Tuesday, July 04, 2006

Kobayashi Does It Again

Once again Takeru Kobayashi won the hot dog eating contest. For a second I thought newcomer, Joey Chestnut (and his 50 hot dog qualifying total) would dethrone the champ, but I was wrong. Kobayashi not only beat Chestnut, but he also set a world record in the process at 53 3/4 hot dogs and buns in 12 minutes. I think Chestnut wins the title next year because he only finished 1 3/4 dogs behind. In fact, Chestnut was leading midway through until Kobayashi showed he has the heart of a champion.

So if I eat over 24,000 mg of sodium in 12 minutes, I can also get a 6-pack?

I think Kobayashi has hit his hot dog eating limit as he has neared, but never broken 54 the last few years. Meanwhile, Chestnut's ability continues to rise. It was also good for future competitions to see so many other competitors easily break 30 hot dogs. While Kobayashi set the bar high a few years ago, everyone is catching up to him as his (still very high) totals remain stationary. I also find it comforting that competitors who don't have outrageous gimmicks (yes, I'm talking about you, Eater X. The Ultimate Warrior would like his facepaint back) always do well. Kobayashi, Chestnut, and Sonya Thomas don't do anything other than get up there, stuff their faces, avoid a reversal of fortune, and win.

Sunday, July 02, 2006

Fancy Construction Scaffolding - Only In Bethesda

As I made my way to downtown Bethesda for some Ben and Jerry's yesterday, I walked along Woodmont Avenue toward Old Georgetown and a construction site for new condos. Such sites are nothing new for the area so I thought nothing of it, let alone the fixture I'd walk under alongside the big tonka trucks being used. Maybe it's because I was in Bethesda or maybe it's because someone had some extra time and money to spend, but the scaffolding over the sidewalk was the fanciest I've ever experienced.
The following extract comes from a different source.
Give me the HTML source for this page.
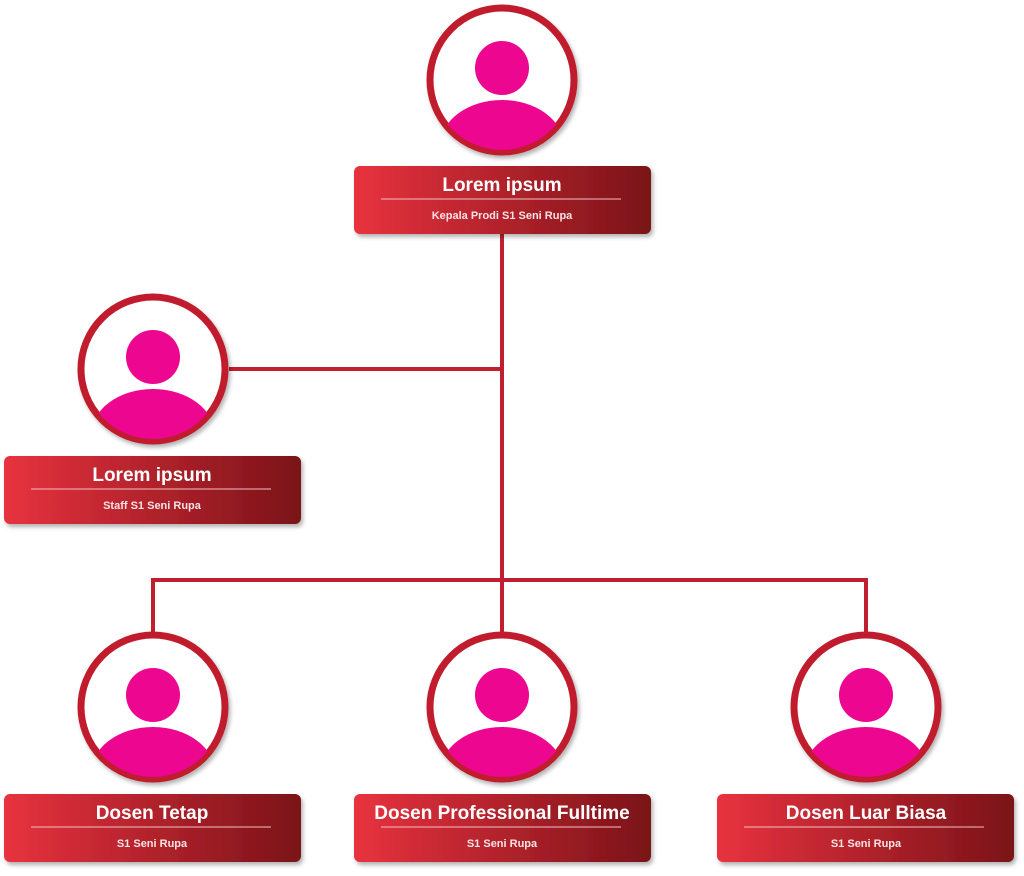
<!DOCTYPE html>
<html><head><meta charset="utf-8"><style>
body{margin:0;background:#fff;width:1024px;height:871px;overflow:hidden;font-family:"Liberation Sans",sans-serif}
text{font-family:"Liberation Sans",sans-serif;font-weight:bold}
</style></head><body>
<svg width="1024" height="871" viewBox="0 0 1024 871" xmlns="http://www.w3.org/2000/svg">
<defs>
<linearGradient id="g" x1="0" x2="1" y1="0" y2="0"><stop offset="0" stop-color="#e8323f"/><stop offset="1" stop-color="#7a1318"/></linearGradient>
<filter id="s" x="-10%" y="-10%" width="130%" height="140%"><feDropShadow dx="2" dy="3" stdDeviation="2" flood-color="#000" flood-opacity="0.3"/></filter>
<clipPath id="c0"><circle cx="502" cy="80" r="70"/></clipPath>
<clipPath id="c1"><circle cx="153" cy="369" r="70"/></clipPath>
<clipPath id="c2"><circle cx="153" cy="707" r="70"/></clipPath>
<clipPath id="c3"><circle cx="502" cy="707" r="70"/></clipPath>
<clipPath id="c4"><circle cx="866" cy="707" r="70"/></clipPath>
</defs>
<g stroke="#c01f2f" stroke-width="4" fill="none">
<line x1="502" y1="234" x2="502" y2="634"/>
<line x1="229" y1="369" x2="502" y2="369"/>
<polyline points="153,634 153,580 866,580 866,634"/>
</g>

<circle cx="502" cy="80" r="72" fill="#fff" stroke="#c01f2f" stroke-width="7" filter="url(#s)"/>
<circle cx="502" cy="68" r="27" fill="#ec0690"/>
<ellipse cx="502" cy="146" rx="62" ry="46" fill="#ec0690" clip-path="url(#c0)"/>
<rect x="354" y="166" width="297" height="68" rx="6" fill="url(#g)" filter="url(#s)"/>
<text x="502" y="191" text-anchor="middle" fill="#fff" font-size="19">Lorem ipsum</text>
<line x1="381" y1="199" x2="621" y2="199" stroke="#f2c0c0" stroke-width="1"/>
<text x="502" y="219" text-anchor="middle" fill="#fbe3e3" font-size="11">Kepala Prodi S1 Seni Rupa</text>

<circle cx="153" cy="369" r="72" fill="#fff" stroke="#c01f2f" stroke-width="7" filter="url(#s)"/>
<circle cx="153" cy="357" r="27" fill="#ec0690"/>
<ellipse cx="153" cy="435" rx="62" ry="46" fill="#ec0690" clip-path="url(#c1)"/>
<rect x="4" y="456" width="297" height="68" rx="6" fill="url(#g)" filter="url(#s)"/>
<text x="152" y="481" text-anchor="middle" fill="#fff" font-size="19">Lorem ipsum</text>
<line x1="31" y1="489" x2="271" y2="489" stroke="#f2c0c0" stroke-width="1"/>
<text x="152" y="509" text-anchor="middle" fill="#fbe3e3" font-size="11">Staff S1 Seni Rupa</text>

<circle cx="153" cy="707" r="72" fill="#fff" stroke="#c01f2f" stroke-width="7" filter="url(#s)"/>
<circle cx="153" cy="695" r="27" fill="#ec0690"/>
<ellipse cx="153" cy="773" rx="62" ry="46" fill="#ec0690" clip-path="url(#c2)"/>
<rect x="4" y="794" width="297" height="68" rx="6" fill="url(#g)" filter="url(#s)"/>
<text x="152" y="819" text-anchor="middle" fill="#fff" font-size="19">Dosen Tetap</text>
<line x1="31" y1="827" x2="271" y2="827" stroke="#f2c0c0" stroke-width="1"/>
<text x="152" y="847" text-anchor="middle" fill="#fbe3e3" font-size="11">S1 Seni Rupa</text>

<circle cx="502" cy="707" r="72" fill="#fff" stroke="#c01f2f" stroke-width="7" filter="url(#s)"/>
<circle cx="502" cy="695" r="27" fill="#ec0690"/>
<ellipse cx="502" cy="773" rx="62" ry="46" fill="#ec0690" clip-path="url(#c3)"/>
<rect x="354" y="794" width="297" height="68" rx="6" fill="url(#g)" filter="url(#s)"/>
<text x="502" y="819" text-anchor="middle" fill="#fff" font-size="19">Dosen Professional Fulltime</text>
<line x1="381" y1="827" x2="621" y2="827" stroke="#f2c0c0" stroke-width="1"/>
<text x="502" y="847" text-anchor="middle" fill="#fbe3e3" font-size="11">S1 Seni Rupa</text>

<circle cx="866" cy="707" r="72" fill="#fff" stroke="#c01f2f" stroke-width="7" filter="url(#s)"/>
<circle cx="866" cy="695" r="27" fill="#ec0690"/>
<ellipse cx="866" cy="773" rx="62" ry="46" fill="#ec0690" clip-path="url(#c4)"/>
<rect x="717" y="794" width="297" height="68" rx="6" fill="url(#g)" filter="url(#s)"/>
<text x="866" y="819" text-anchor="middle" fill="#fff" font-size="19">Dosen Luar Biasa</text>
<line x1="744" y1="827" x2="984" y2="827" stroke="#f2c0c0" stroke-width="1"/>
<text x="866" y="847" text-anchor="middle" fill="#fbe3e3" font-size="11">S1 Seni Rupa</text>
</svg>
</body></html>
Scaffolding usually looks like this...

...or this...but not in fancy shmancy Bethesda.

Not only did it have wooden boards painted a nice white; it had an arched ceiling; lights strung along the entire path; a rubber carpet path; and peepholes at different heights, to checkout the worksite, that were painted to look like the 25 cent binoculars you find at the Empire State Building, etc. I know I'm making too much of this, but I am so impressed that a construction site afterthought was so well done that I had to let you know of Bethesda's newest tourism attraction.

Cathedral ceilings are just the start of a scaffolding in these parts.